In this case, the implicit explanation is clear upon brief examination. Because Catherine’s head was full of her very positive impressions of Woodston, she was not listening to the General. Had she heard what he was saying, she’d have realized that the General was dissing Woodston in favor of (his entirely inaccurate idea of the supposed grandeur of) Fullerton, based on what he heard (we learn later) from John Thorpe. Ironically, Fullerton was actually itself a parsonage, less impressive (or so Catherine seemed to think) even than Woodston!

And here’s the second, from Chapter 29:

... The only offence against him of which she could accuse herself had been such as was scarcely possible to reach his knowledge. Henry and her own heart only were privy to the shocking suspicions which she had so idly entertained; and equally safe did she believe her secret with each. Designedly, at least, Henry could not have betrayed her. If, indeed, by any strange mischance his father should have gained intelligence of what she had dared to think and look for, of her causeless fancies and injurious examinations, she could not wonder at any degree of his indignation. If aware of her having viewed him as a murderer, she could not wonder at his even turning her from his house. But a justification so full of TORTURE to herself, she trusted, would not be in his power.

What I never noticed before is that, even as Catherine is trying very hard, in the immediate aftermath of Henry having castigated her for imagining the General to have been guilty of bad behavior, to feel properly guilty for her imaginings, she doesn’t really feel it. That “But” is a perfect ironic bookend to all the reasons she tries to muster to justify the General’s having kicked her out of the Abbey and set her on a long solitary carriage ride back to Fullerton. She calls it “a justification so full of TORTURE to herself”, thereby conjuring up the very same Gothic imaginings that she believes Henry was so angry at her about, and that “But” is saying, no, the General did NOT have a justification worthy of making her feel guilty for imagining him a Gothic monster!  I.e., sharp readers picking up on this subliminal cue would not be surprised when we read at the end of the novel that “Catherine, at any rate, heard enough to feel that in suspecting General Tilney of either murdering or shutting up his wife, she had scarcely sinned against his character, or magnified his cruelty.”  
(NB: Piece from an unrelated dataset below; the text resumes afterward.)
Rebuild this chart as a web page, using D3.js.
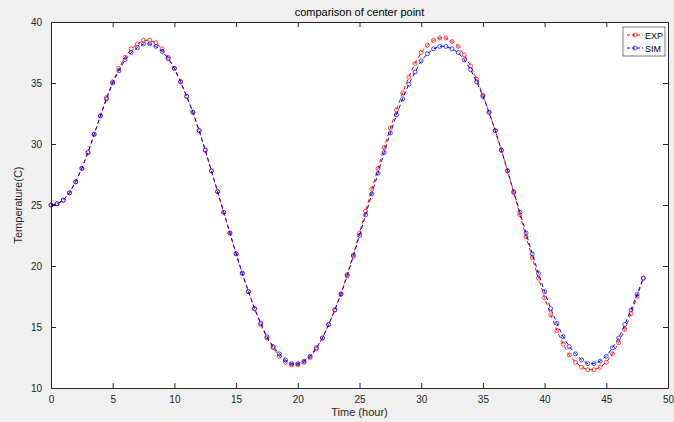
<!DOCTYPE html>
<html>
<head>
<meta charset="utf-8">
<script src="https://cdn.jsdelivr.net/npm/d3@7"></script>
<style>
  body { margin: 0; background: #f0f0f0; }
  svg { display: block; font-family: "Liberation Sans", Arial, sans-serif; }
  .axis text { font-size: 10px; fill: #262626; }
  .axis path, .axis line { stroke: #262626; }
</style>
</head>
<body>
<div id="chart"></div>
<script>
const width = 674, height = 422;
const margin = { top: 22, right: 6, bottom: 34, left: 51 };

// time in hours, sampled every half hour
const times = [
  0, 0.5, 1, 1.5, 2, 2.5, 3, 3.5, 4, 4.5, 5, 5.5, 6, 6.5, 7, 7.5,
  8, 8.5, 9, 9.5, 10, 10.5, 11, 11.5, 12, 12.5, 13, 13.5, 14, 14.5, 15, 15.5,
  16, 16.5, 17, 17.5, 18, 18.5, 19, 19.5, 20, 20.5, 21, 21.5, 22, 22.5, 23, 23.5,
  24, 24.5, 25, 25.5, 26, 26.5, 27, 27.5, 28, 28.5, 29, 29.5, 30, 30.5, 31, 31.5,
  32, 32.5, 33, 33.5, 34, 34.5, 35, 35.5, 36, 36.5, 37, 37.5, 38, 38.5, 39, 39.5,
  40, 40.5, 41, 41.5, 42, 42.5, 43, 43.5, 44, 44.5, 45, 45.5, 46, 46.5, 47, 47.5,
  48
];

const expValues = [
  25.0, 25.1, 25.4, 26.0, 26.9, 28.0, 29.3, 30.8,
  32.3, 33.8, 35.1, 36.2, 37.1, 37.8, 38.2, 38.5,
  38.5, 38.3, 37.8, 37.1, 36.2, 35.1, 33.9, 32.6,
  31.1, 29.5, 27.8, 26.1, 24.4, 22.7, 21.0, 19.4,
  17.9, 16.5, 15.2, 14.1, 13.3, 12.6, 12.1, 11.9,
  11.9, 12.1, 12.5, 13.2, 14.1, 15.2, 16.4, 17.7,
  19.3, 20.9, 22.7, 24.5, 26.3, 28.0, 29.7, 31.3,
  32.8, 34.2, 35.5, 36.6, 37.5, 38.1, 38.5, 38.7,
  38.7, 38.4, 38.0, 37.3, 36.4, 35.3, 34.0, 32.6,
  31.1, 29.5, 27.8, 26.0, 24.2, 22.4, 20.7, 19.0,
  17.4, 16.0, 14.7, 13.6, 12.7, 12.1, 11.7, 11.5,
  11.5, 11.7, 12.1, 12.8, 13.7, 14.8, 16.1, 17.5,
  19.0
];

const simValues = [
  25.0, 25.1, 25.4, 26.0, 26.9, 28.0, 29.3, 30.8,
  32.3, 33.7, 35.0, 36.0, 36.9, 37.5, 37.9, 38.2,
  38.2, 38.0, 37.6, 37.0, 36.2, 35.1, 33.9, 32.6,
  31.1, 29.5, 27.8, 26.1, 24.4, 22.7, 21.0, 19.4,
  17.9, 16.5, 15.3, 14.2, 13.4, 12.8, 12.3, 12.0,
  12.0, 12.2, 12.6, 13.3, 14.1, 15.2, 16.4, 17.7,
  19.2, 20.8, 22.5, 24.2, 25.9, 27.6, 29.3, 30.9,
  32.4, 33.7, 34.9, 35.9, 36.8, 37.4, 37.8, 38.0,
  38.0, 37.8, 37.5, 36.9, 36.1, 35.1, 33.9, 32.6,
  31.1, 29.5, 27.8, 26.1, 24.4, 22.7, 21.0, 19.4,
  17.9, 16.5, 15.3, 14.2, 13.4, 12.8, 12.3, 12.0,
  12.0, 12.2, 12.6, 13.3, 14.1, 15.2, 16.4, 17.7,
  19.0
];

const xTicks = [0, 5, 10, 15, 20, 25, 30, 35, 40, 45, 50];
const yTicks = [10, 15, 20, 25, 30, 35, 40];

const seriesInfo = [
  { id: "EXP", values: expValues, color: "#ff0000", dash: "4,3" },
  { id: "SIM", values: simValues, color: "#0000ff", dash: "4,3" }
];

const innerWidth = width - margin.left - margin.right;
const innerHeight = height - margin.top - margin.bottom;

const xScale = d3.scaleLinear().domain([0, 50]).range([0, innerWidth]);
const yScale = d3.scaleLinear().domain([10, 40]).range([innerHeight, 0]);

const svg = d3.select("#chart")
  .append("svg")
    .attr("width", width)
    .attr("height", height);

const innerChart = svg
  .append("g")
    .attr("transform", `translate(${margin.left}, ${margin.top})`);

innerChart
  .append("rect")
    .attr("width", innerWidth)
    .attr("height", innerHeight)
    .attr("fill", "#fff");

// axes, ticks pointing inward like matlab
innerChart
  .append("g")
    .attr("class", "axis")
    .attr("transform", `translate(0, ${innerHeight})`)
    .call(d3.axisBottom(xScale).tickValues(xTicks).tickSize(-5).tickSizeOuter(0).tickPadding(8));
innerChart
  .append("g")
    .attr("class", "axis")
    .call(d3.axisLeft(yScale).tickValues(yTicks).tickSize(-5).tickSizeOuter(0).tickPadding(9));

// box on: top and right sides with ticks, no labels
const topAxis = innerChart
  .append("g")
    .attr("class", "axis")
    .call(d3.axisTop(xScale).tickValues(xTicks).tickSize(-5).tickSizeOuter(0));
topAxis.selectAll("text").remove();
const rightAxis = innerChart
  .append("g")
    .attr("class", "axis")
    .attr("transform", `translate(${innerWidth}, 0)`)
    .call(d3.axisRight(yScale).tickValues(yTicks).tickSize(-5).tickSizeOuter(0));
rightAxis.selectAll("text").remove();

const line = d3.line()
  .x((d, i) => xScale(times[i]))
  .y(d => yScale(d));

seriesInfo.forEach(s => {
  const g = innerChart.append("g");
  g.append("path")
    .attr("d", line(s.values))
    .attr("fill", "none")
    .attr("stroke", s.color)
    .attr("stroke-width", 1)
    .attr("stroke-dasharray", s.dash);
  g.selectAll("circle")
    .data(s.values)
    .join("circle")
      .attr("cx", (d, i) => xScale(times[i]))
      .attr("cy", d => yScale(d))
      .attr("r", 2)
      .attr("fill", "none")
      .attr("stroke", s.color)
      .attr("stroke-width", 0.7);
});

// title and axis labels
svg.append("text")
  .attr("x", margin.left + innerWidth / 2)
  .attr("y", 16)
  .attr("text-anchor", "middle")
  .style("font-size", "11px")
  .attr("fill", "#000")
  .text("comparison of center point");

svg.append("text")
  .attr("x", margin.left + innerWidth / 2)
  .attr("y", 416)
  .attr("text-anchor", "middle")
  .style("font-size", "11px")
  .attr("fill", "#262626")
  .text("Time (hour)");

svg.append("text")
  .attr("transform", `translate(22, ${margin.top + innerHeight / 2}) rotate(-90)`)
  .attr("text-anchor", "middle")
  .style("font-size", "11px")
  .attr("fill", "#262626")
  .text("Temperature(C)");

// legend
const legend = svg.append("g")
  .attr("transform", "translate(623, 27)");
legend.append("rect")
  .attr("width", 42)
  .attr("height", 29)
  .attr("fill", "#fff")
  .attr("stroke", "#262626")
  .attr("stroke-width", 0.6);
seriesInfo.forEach((s, i) => {
  const y = 8 + i * 13;
  legend.append("line")
    .attr("x1", 4).attr("x2", 20)
    .attr("y1", y).attr("y2", y)
    .attr("stroke", s.color)
    .attr("stroke-dasharray", "3,2");
  legend.append("circle")
    .attr("cx", 12).attr("cy", y).attr("r", 2)
    .attr("fill", "none").attr("stroke", s.color).attr("stroke-width", 0.7);
  legend.append("text")
    .attr("x", 22).attr("y", y + 3.5)
    .style("font-size", "9px")
    .attr("fill", "#000")
    .text(s.id);
});
</script>
</body>
</html>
So I expect to spend the rest of my life being frequently tormented by JA’s infinitely ingenious literary constructions, including her subtle, complex send-up of Samuel Johnson’s primitive notions of a good education.

[Added a few minutes later]

 It's no accident, I just realized, that one of the only two places in all of JA's published novels where Samuel Johnson is mentioned explicitly just happens to occur RIGHT BEFORE Henry Tilney's /bon mot/ about tormenting little girls and boys into education (and that also reminds me of the equally droll line in /Emma /about Mrs Goddard's boarding school where girls would not be "screwed out of health..."):

"Henry," said Miss Tilney, "you are very impertinent. Miss Morland, he is treating you exactly as he does his sister. He is forever finding fault with me, for some incorrectness of language, and now he is taking the same liberty with you. The word `nicest,' as you used it, did not suit him; and you had better change it as soon as you can, or we shall be overpowered with Johnson and Blair all the rest of the way."

Indeed, Henry wastes no time in "overpowering" Catherine with his sly parody of Johnson's education-by-flogging philosophy! And the word "overpowering" itself is parodic, in a light yet disturbing way, as it carries a definite connotation of brute force, which of course was Johnson's recommended method of instruction--i.e., the rod was the instrument by which Johnson believed children's resistance to education was to be beaten down.

All of which makes my sense of this being a covert allusion to Johnson all the more certain.